One of the more extreme forms of weather we have in Japan is typhoons. We’re lucky that we don’t get hit as hard as the Philippines or Taiwan, and in Tokyo we escape quite a lot; Okinawa and Kyushu are far more exposed to anything heading this way.
So it was with Typhoon #22, or Prapiroon, apparently named after the Thai God of Rain. There is a list of names for typhoons every year, a combination of names from different Asian countries, which makes odd reading, but domestically we stick to numbers. Before it reached the Kanto region, #22 had affected Okinawa and Kyushu with power outages and trains, ferries and flights being cancelled. Yesterday the humidity started rising, and the pressure was dropping. By mid afternoon it had started raining in Tokyo and by 6 o’clock the rain was heavy. It continued for a few hours, but by midnight it had just about stopped.
As I said in the title of this post, of course there’s an app (probably a number of apps) to track typhoons and so I can show you what we were under yesterday:
I was glad I didn’t have to go out in it, but being something of a human barometer I did get a migraine. If you’ve never had one I would describe it as having your head squeezed in a vice while needles are jabbed into your brain. Ouch. All I can do is take sumatriptan, apply ice packs and hope the typhoon gets a move on. I’m happy to report this one did.

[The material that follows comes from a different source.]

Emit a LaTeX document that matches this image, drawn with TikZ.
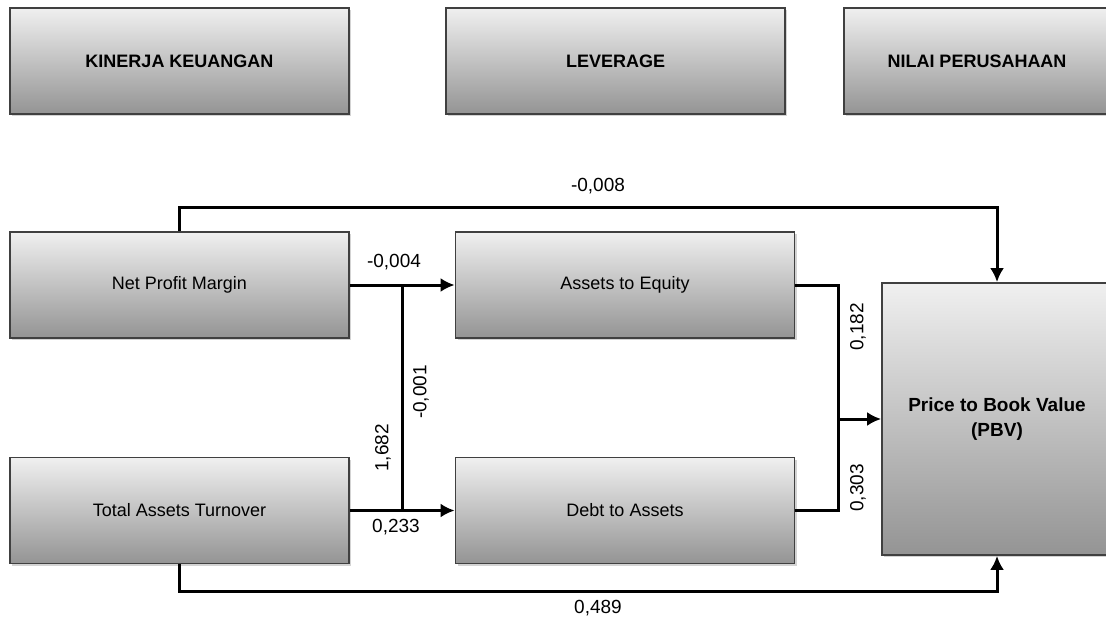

It reminded me of a particularly strong typhoon we had last year, and one that I found myself experiencing rather more than I would have liked. I had thought it would hit Tokyo a few hours later and so had gone out, only to be stranded when the train lines started shutting down. I ended up having to walk home in the driving rain and while it was an incredibly soggy experience I can report the following:
Typhoons smell of the ocean.
Of course they do, because typhoons gather strength over water and suck up all the seawater and then dump it on the land, but it was fascinating (in a very wet way) to be walking in the middle of Tokyo and smell ozone.
But back to yesterday’s typhoon. By this morning it had moved on, the sky was blue, the sun was shining, and the air felt fresh. Autumn is in the air, and surely there can’t be many more typhoons left this year.